Aussi, les deux puissances en « choc » étant les États-Unis et la Chine, l’UE (et non l’Europe car la vraie Europe va de l’Atlantique à l’Oural) a la possibilité de se libérer des dominations outre-Atlantique, et de ne pas passer à côté de l’opportunité de s’affirmer cette fois comme nouvelle puissance d’un monde multipolaire en redéfinition. C’est une restructuration allant jusqu’aux fondamentaux de l’éthique, utile et nécessaire, qui là serait possible.
D’un côté les États-Unis sont en crise et fortement affaiblis. Cela fait des décennies que de grands penseurs et économistes américains eux-mêmes décrivent la dégénérescence de cette Fédération (en quoi la Californie ressemble-t-elle au Texas ou à New-York ?). Cet État a toujours exploité les autres, et éliminé les opposants à sa manière de voir. Son fantasme d’american way of life consomme l’équivalent de dix planètes aux dépends de tous les autres. Pour la plupart les p’tis gars (bien sur beaucoup sont morts) qui sont venus en 44 n’étaient pas les fils de riches mais de pauvres et de noirs (comme plus tard au Vietnam), et le Plan Marshall n’était pas gratuit mais une réédition du Cheval de Troie.
De l’autre côté, la Chine n’est pas seule, mais au Milieu d’un ensemble qui comprend la Russie et une dizaine d’autres États en coopérations sur la longue durée. La Révolution est proche d’être apaisée, et l’importance de la croissance des classes moyennes est telle que les régimes ne peuvent qu’évoluer, dans le cadre d’une tout autre mondialisation indéniable qui se dessinera « autrement ». Une des références de la Chine : la sagesse, dont l’expression en organisation par le confucianisme est au cœur de son inconscient collectif. L’investissement gigantesque dans les nouvelles routes de la soie, piloté dans une vison long terme, dresse le prochain tissage. La Chine sait négocier, pratiquant depuis toujours le jeu de Go, quand les américains ne peuvent l’emporter aux échecs sur les russes qu’au moyen d’artifices méprisables (partie de Reykjavík). La Chine et ses alliés vont eux-aussi tirer enseignements de leur apprentissage de la pandémie Covid-19. Déjà la toile de liens entre Chine, alliés de la Russie, Europe, Afrique, … existe et se développe.

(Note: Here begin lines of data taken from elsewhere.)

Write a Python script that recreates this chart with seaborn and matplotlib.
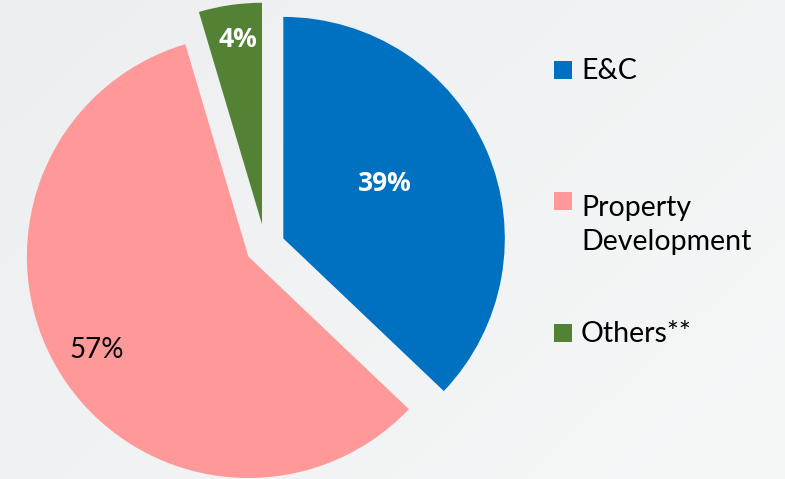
import numpy as np
import matplotlib
matplotlib.use("Agg")
import matplotlib.pyplot as plt
from matplotlib.patches import Rectangle
import seaborn as sns

# ---- data ----
categories = ["E&C", "Property\nDevelopment", "Others**"]
shares = [37.1, 58.3, 4.6]            # slice sizes as drawn
value_labels = ["39%", "57%", "4%"]   # label texts shown on the slices
colors = ["#0070C0", "#FF9999", "#548235"]

sns.set_theme(style="white")
plt.rcParams["font.family"] = ["Lato", "DejaVu Sans"]

W, H = 785, 479
fig = plt.figure(figsize=(W / 100, H / 100), dpi=100)
ax = fig.add_axes([0, 0, 1, 1])

# background gradient
grad = np.linspace(0, 1, 256)
gx, gy = np.meshgrid(grad, grad)
g = (gx * 0.6 + gy * 0.4)
c0 = np.array([0xEC, 0xEE, 0xF0]) / 255
c1 = np.array([0xF6, 0xF7, 0xF7]) / 255
img = c0[None, None, :] * (1 - g[..., None]) + c1[None, None, :] * g[..., None]

palette = sns.color_palette(colors)
wedges, _ = ax.pie(shares, colors=palette, startangle=90, counterclock=False,
                   explode=[0.089, 0.089, 0.10], radius=1.0,
                   wedgeprops=dict(linewidth=0, antialiased=True))

R = 221.5
cx, cy = 265.2, 246.2
xlim = (-cx / R, (W - cx) / R)
ylim = ((cy - H) / R, cy / R)
ax.imshow(img, extent=[xlim[0], xlim[1], ylim[0], ylim[1]], origin="upper",
          zorder=0, aspect="auto")
for w in wedges:
    w.set_zorder(2)
ax.set_xlim(*xlim)
ax.set_ylim(*ylim)
ax.set_aspect("auto")
ax.axis("off")

# slice value labels
label_style = [
    dict(dist=0.52, dang=5.3, color="white", weight="bold",
         family=["Open Sans", "DejaVu Sans"], size=19),
    dict(dist=0.805, dang=0.0, color="black", weight="normal",
         family=["Lato", "DejaVu Sans"], size=20),
    dict(dist=0.84, dang=-0.8, color="white", weight="bold",
         family=["Open Sans", "DejaVu Sans"], size=19),
]
for w, txt, st in zip(wedges, value_labels, label_style):
    mid = np.deg2rad((w.theta1 + w.theta2) / 2 + st["dang"])
    x = w.center[0] + st["dist"] * np.cos(mid)
    y = w.center[1] + st["dist"] * np.sin(mid)
    ax.text(x, y, txt, ha="center", va="center", fontsize=st["size"],
            color=st["color"], fontweight=st["weight"], family=st["family"],
            zorder=3)

# legend (drawn manually to match layout)
def fx(px):
    return px / W

def fy(py):
    return 1 - py / H

sq_tops = [61, 192, 324]
baselines = [79, 216, 342]
line_step = 34
for cat, col, top, base in zip(categories, colors, sq_tops, baselines):
    fig.patches.append(Rectangle((fx(554), fy(top + 17.5)), 18 / W, 17.5 / H,
                                 transform=fig.transFigure, facecolor=col,
                                 edgecolor="none", zorder=3))
    for i, line in enumerate(cat.split("\n")):
        fig.text(fx(581), fy(base + i * line_step), line, ha="left",
                 va="baseline", fontsize=20.5, color="#000000")

fig.savefig("out.png", dpi=100)
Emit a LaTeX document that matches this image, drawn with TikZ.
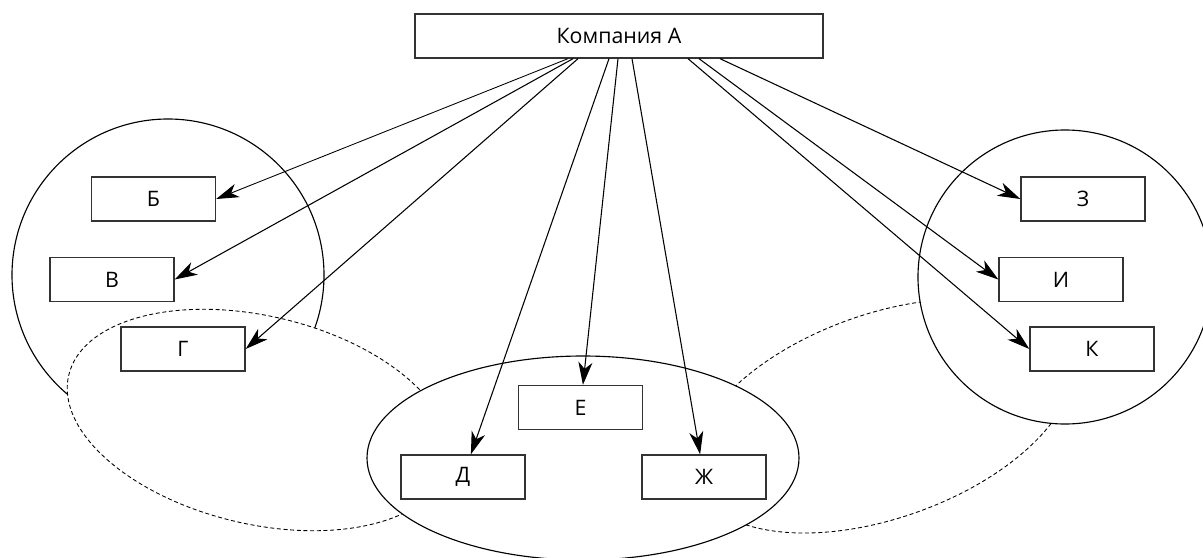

Entre les deux (avant que l’Afrique ne s’éveille), l’Europe, si elle savait faire sa Révolution dans une Fédération des Régions-États riches chacun de leur culture, détient encore les potentialités de tenir sa place, spécifique. Il suffirait de ne pas jeter le bébé avec l’eau du bain, et de développer ou réactualiser toutes les capacités tant culturelles qu’économiques, scientifiques, artistiques, de qualités humanistes et sociales … en tant de disciplines. Y procéder en coopérations de complémentarités dans son nouveau cadre global interne. Il faudrait le faire nettement, avec force, en mutualisant nos moyens de connaissances et de défense. L’option de la laïcité, dans la diversité respectée des convictions, serait à affirmer en tant que ciment spécifique. Nous sommes sortis des guerres de religion, et de la guerre religion/État du début du XXème, et devons dépasser clairement et fermement l’actuelle offensive islamiste. Si un des États actuels de l’UE n’en était pas d’accord, qu’il en soit immédiatement possible, avec simplicité.
Au moment où j’écris cet article, Marianne dans son N° 1205 du 17 au 23 avril publie États-Unis grosse déprime ou grande dépression. Comme je l’ai indiqué dans une conférence donnée en novembre dernier La Chine devenue première puissance mondiale … en pratiquant le jeu de Go, à quoi servent dix porte-avions avec leurs armadas, au temps des sous-marins nucléaires d’attaque, des dernières générations de missiles, … et surtout de l’Intelligence Artificielle !
Délire géopolitique, vraiment ? Nous savons ne plus avoir un seul mois à perdre en regard des enjeux éco-systèmiques. Le re-dessin (re-dessein) des puissances, partant des pouvoirs, doit avoir lieu ici et maintenant.